__Request__. Look for the line containing "Write the TikZ code for this diagram." and the line containing "(0,0) rectangle (1151,705);"; retype them and all lines between, exactly, and leave out the pictures.

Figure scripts

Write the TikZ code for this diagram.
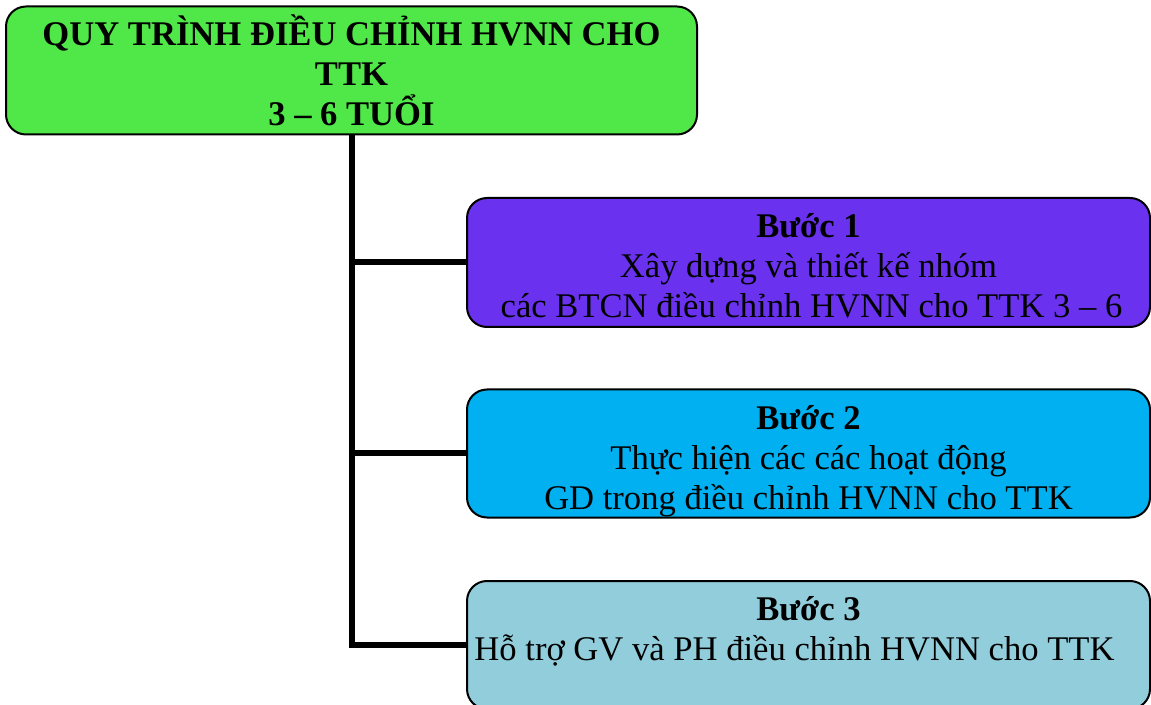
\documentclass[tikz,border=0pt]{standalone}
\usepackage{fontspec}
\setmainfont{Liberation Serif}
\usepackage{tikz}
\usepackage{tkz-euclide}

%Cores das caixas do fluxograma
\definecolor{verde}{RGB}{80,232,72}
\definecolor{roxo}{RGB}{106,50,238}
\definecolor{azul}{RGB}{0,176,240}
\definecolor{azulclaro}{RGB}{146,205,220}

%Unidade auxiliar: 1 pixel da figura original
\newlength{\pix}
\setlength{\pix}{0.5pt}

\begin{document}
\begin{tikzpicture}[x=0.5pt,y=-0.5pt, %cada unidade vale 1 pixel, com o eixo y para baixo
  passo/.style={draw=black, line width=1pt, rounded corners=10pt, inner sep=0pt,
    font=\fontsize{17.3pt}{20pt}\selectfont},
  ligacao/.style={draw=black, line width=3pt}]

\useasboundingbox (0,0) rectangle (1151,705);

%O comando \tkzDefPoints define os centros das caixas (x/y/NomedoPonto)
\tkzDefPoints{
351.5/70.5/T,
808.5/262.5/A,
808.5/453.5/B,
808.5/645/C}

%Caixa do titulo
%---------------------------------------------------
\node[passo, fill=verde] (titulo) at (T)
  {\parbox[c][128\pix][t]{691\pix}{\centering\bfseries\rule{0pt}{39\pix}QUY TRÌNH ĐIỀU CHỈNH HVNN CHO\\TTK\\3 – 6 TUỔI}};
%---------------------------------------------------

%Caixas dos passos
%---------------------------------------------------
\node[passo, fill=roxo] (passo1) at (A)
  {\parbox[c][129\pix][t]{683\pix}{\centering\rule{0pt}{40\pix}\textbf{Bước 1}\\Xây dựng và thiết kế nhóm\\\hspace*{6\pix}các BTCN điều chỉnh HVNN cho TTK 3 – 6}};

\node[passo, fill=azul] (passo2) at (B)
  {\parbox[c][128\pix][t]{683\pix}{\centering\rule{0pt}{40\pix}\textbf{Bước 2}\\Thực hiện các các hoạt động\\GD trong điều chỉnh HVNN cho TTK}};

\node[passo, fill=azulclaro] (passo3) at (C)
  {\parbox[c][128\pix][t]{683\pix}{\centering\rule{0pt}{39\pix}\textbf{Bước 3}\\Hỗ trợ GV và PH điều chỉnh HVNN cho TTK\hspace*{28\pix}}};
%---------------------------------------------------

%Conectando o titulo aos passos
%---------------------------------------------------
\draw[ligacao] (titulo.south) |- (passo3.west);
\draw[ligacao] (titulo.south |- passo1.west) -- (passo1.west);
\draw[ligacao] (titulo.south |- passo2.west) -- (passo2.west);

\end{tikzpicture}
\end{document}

...

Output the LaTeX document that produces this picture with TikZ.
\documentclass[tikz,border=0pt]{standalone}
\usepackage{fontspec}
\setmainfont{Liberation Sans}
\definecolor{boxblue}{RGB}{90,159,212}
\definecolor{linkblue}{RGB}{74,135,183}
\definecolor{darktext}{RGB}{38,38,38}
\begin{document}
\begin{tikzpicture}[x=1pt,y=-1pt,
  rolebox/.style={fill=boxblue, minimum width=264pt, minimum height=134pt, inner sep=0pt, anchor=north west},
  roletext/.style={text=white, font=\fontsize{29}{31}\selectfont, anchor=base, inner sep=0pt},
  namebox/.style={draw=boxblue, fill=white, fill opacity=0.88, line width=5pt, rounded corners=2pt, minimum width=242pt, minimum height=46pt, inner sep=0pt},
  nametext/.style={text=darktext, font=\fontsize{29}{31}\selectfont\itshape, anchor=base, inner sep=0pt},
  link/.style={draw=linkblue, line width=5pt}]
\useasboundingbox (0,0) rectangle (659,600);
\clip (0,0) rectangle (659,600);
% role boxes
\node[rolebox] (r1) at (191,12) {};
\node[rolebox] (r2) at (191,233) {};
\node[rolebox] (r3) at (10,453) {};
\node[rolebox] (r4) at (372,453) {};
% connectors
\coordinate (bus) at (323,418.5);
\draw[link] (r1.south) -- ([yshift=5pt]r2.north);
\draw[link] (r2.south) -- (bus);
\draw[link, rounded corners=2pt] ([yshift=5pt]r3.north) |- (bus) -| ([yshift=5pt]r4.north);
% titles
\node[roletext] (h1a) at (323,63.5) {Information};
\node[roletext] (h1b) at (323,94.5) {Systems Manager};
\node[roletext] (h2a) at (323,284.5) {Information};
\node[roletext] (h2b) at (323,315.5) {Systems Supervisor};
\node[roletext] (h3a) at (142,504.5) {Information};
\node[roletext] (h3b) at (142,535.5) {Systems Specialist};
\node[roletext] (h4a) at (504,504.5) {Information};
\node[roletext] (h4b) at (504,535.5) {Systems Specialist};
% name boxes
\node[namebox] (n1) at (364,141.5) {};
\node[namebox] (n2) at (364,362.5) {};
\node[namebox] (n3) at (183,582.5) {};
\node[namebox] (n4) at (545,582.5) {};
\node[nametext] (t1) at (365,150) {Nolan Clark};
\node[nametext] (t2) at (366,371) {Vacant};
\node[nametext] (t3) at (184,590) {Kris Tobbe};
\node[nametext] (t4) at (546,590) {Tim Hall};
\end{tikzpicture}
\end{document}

__Answer to this task__.
Write the TikZ code for this diagram.
\documentclass[tikz,border=0pt]{standalone}
\usepackage{fontspec}
\setmainfont{Liberation Serif}
\usepackage{tikz}
\usepackage{tkz-euclide}

%Cores das caixas do fluxograma
\definecolor{verde}{RGB}{80,232,72}
\definecolor{roxo}{RGB}{106,50,238}
\definecolor{azul}{RGB}{0,176,240}
\definecolor{azulclaro}{RGB}{146,205,220}

%Unidade auxiliar: 1 pixel da figura original
\newlength{\pix}
\setlength{\pix}{0.5pt}

\begin{document}
\begin{tikzpicture}[x=0.5pt,y=-0.5pt, %cada unidade vale 1 pixel, com o eixo y para baixo
  passo/.style={draw=black, line width=1pt, rounded corners=10pt, inner sep=0pt,
    font=\fontsize{17.3pt}{20pt}\selectfont},
  ligacao/.style={draw=black, line width=3pt}]

\useasboundingbox (0,0) rectangle (1151,705);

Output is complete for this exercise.